» EXERCISE DETAILS:
Track down each line that has the word "this" and copy it.

» RECORD EXTRACTS:
☆ ☆ ☆ ☆
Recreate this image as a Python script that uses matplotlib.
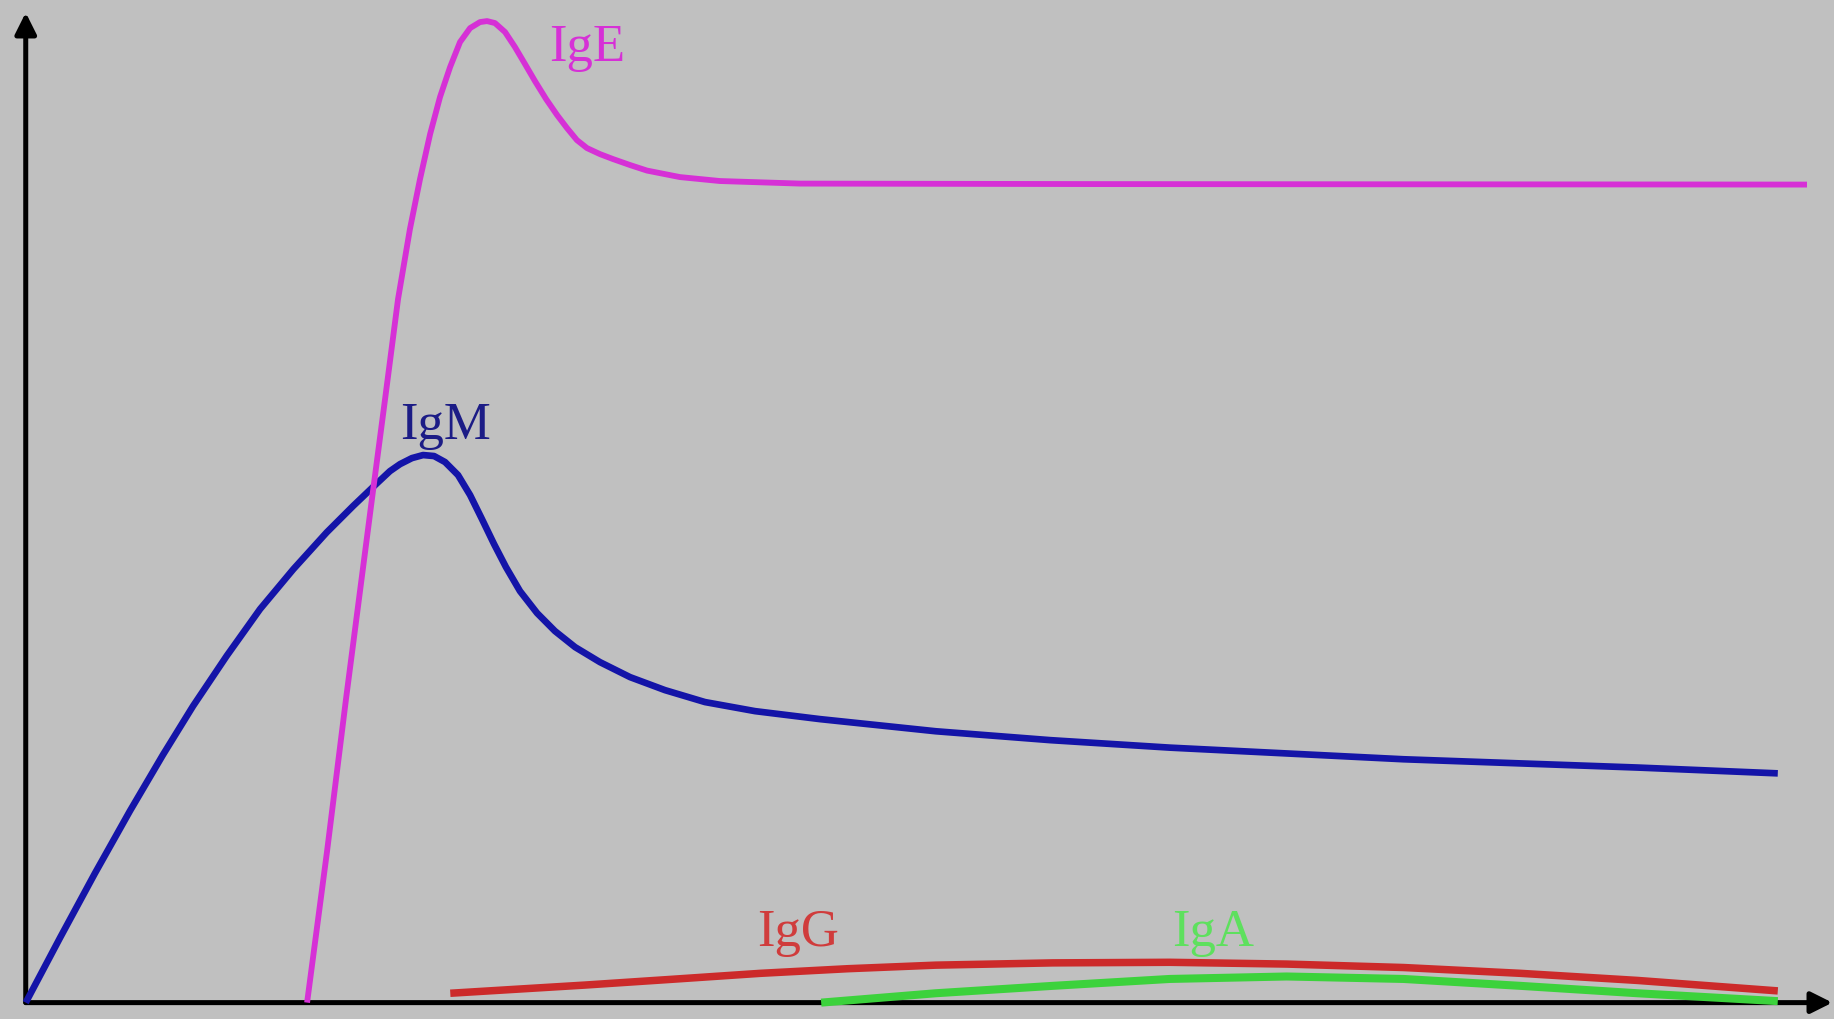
import matplotlib
matplotlib.use("Agg")
import matplotlib.pyplot as plt

# antibody levels over time (arbitrary units)
igm_t = [0, 1.903, 3.846, 5.789, 7.621, 9.287, 11.16, 13.01, 14.86, 16.71, 18.19, 19.39,
         20.22, 20.78, 21.44, 22.06, 22.67, 23.28, 24.00, 24.67, 25.33, 26.00, 26.66,
         27.44, 28.39, 29.38, 30.50, 31.88, 33.55, 35.49, 37.71, 40.49, 44.10, 50.52,
         56.87, 63.51, 76.49, 89.48, 97.27]
igm_v = [0, 6.57, 13.13, 19.45, 25.14, 30.07, 35.17, 39.91, 43.96, 47.69, 50.39, 52.48,
         53.90, 54.61, 55.22, 55.53, 55.43, 54.82, 53.50, 51.47, 49.03, 46.50, 44.17,
         41.73, 39.50, 37.68, 36.05, 34.53, 33.01, 31.69, 30.48, 29.56, 28.75, 27.52,
         26.62, 25.86, 24.68, 23.84, 23.25]

ige_t = [15.62, 16.73, 17.78, 18.50, 19.22, 19.95, 20.67, 21.33, 21.89, 22.45, 23.00,
         23.56, 24.11, 24.67, 25.22, 25.61, 26.05, 26.61, 27.16, 27.72, 28.27, 28.89,
         29.50, 30.05, 30.60, 31.16, 31.88, 32.60, 33.55, 34.49, 36.32, 38.54, 42.99,
         59.64, 98.89]
ige_v = [0, 15.37, 30.78, 40.92, 51.06, 61.21, 71.35, 78.45, 83.52, 88.08, 91.84,
         94.88, 97.41, 98.83, 99.44, 99.54, 99.34, 98.43, 96.91, 95.18, 93.46, 91.63,
         90.01, 88.69, 87.47, 86.66, 86.05, 85.55, 84.94, 84.38, 83.72, 83.32, 83.06,
         83.01, 82.96]

igg_t = [23.57, 27.79, 31.04, 35.91, 40.78, 45.65, 50.52, 57.01, 63.51, 70.0, 76.49,
         82.99, 89.48, 97.27]
igg_v = [0.95, 1.42, 1.78, 2.37, 2.97, 3.44, 3.80, 4.03, 4.09, 3.91, 3.56,
         2.97, 2.25, 1.19]

iga_t = [44.16, 50.52, 57.01, 63.51, 70.0, 76.49, 82.99, 89.48, 97.27]
iga_v = [0, 0.95, 1.70, 2.40, 2.65, 2.40, 1.70, 0.95, 0.15]

labels = ["IgE", "IgM", "IgG", "IgA"]
label_pos = [(31.17, 96.9), (23.3, 58.6), (42.86, 7.2), (65.91, 7.2)]

bg = "#c0c0c0"
c_ige = "#d630d6"
c_igm = "#1414a8"
c_igg = "#cc2a2a"
c_iga = "#3cd23c"
label_colors = [c_ige, "#1c1c86", "#d03c3c", "#5ee05e"]

fig = plt.figure(figsize=(18.34, 10.20), dpi=100, facecolor=bg)
ax = fig.add_axes([0, 0, 1, 1])
ax.set_facecolor(bg)
ax.set_xlim(-1.4286, 100.39)
ax.set_ylim(-1.661, 101.78)
ax.axis("off")

# axes with arrow heads
arrow = dict(arrowstyle="-|>", lw=3.6, color="black", mutation_scale=32,
             shrinkA=0, shrinkB=0)
ax.annotate("", xy=(0, 100.4), xytext=(0, 0), arrowprops=arrow, zorder=1)
ax.annotate("", xy=(100.3, 0), xytext=(0, 0), arrowprops=arrow, zorder=1)

kw = dict(solid_capstyle="butt", solid_joinstyle="round", zorder=3)
ax.plot(igm_t, igm_v, color=c_igm, lw=4.8, **kw)
ax.plot(ige_t, ige_v, color=c_ige, lw=4.2, **kw)
ax.plot(igg_t, igg_v, color=c_igg, lw=5.4, **kw)
ax.plot(iga_t, iga_v, color=c_iga, lw=5.8, **kw)

for lab, (lx, ly), col in zip(labels, label_pos, label_colors):
    ax.text(lx, ly, lab, color=col, fontsize=38, family="Liberation Serif",
            ha="center", va="center", zorder=4)

plt.savefig("out.png", dpi=100, facecolor=bg)
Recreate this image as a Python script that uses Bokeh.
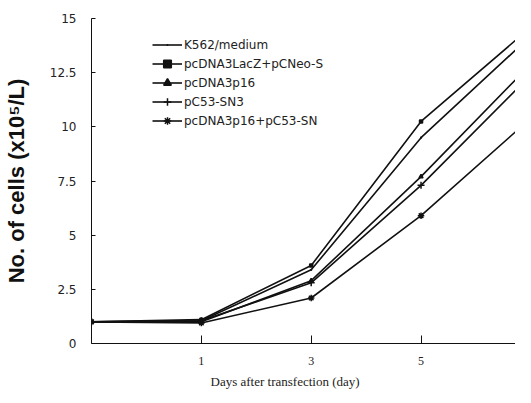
☆ ☆ ☆ ☆
» THE RESPONSE:
Recreate this image as a Python script that uses matplotlib.
Recreate this image as a Python script that uses Bokeh.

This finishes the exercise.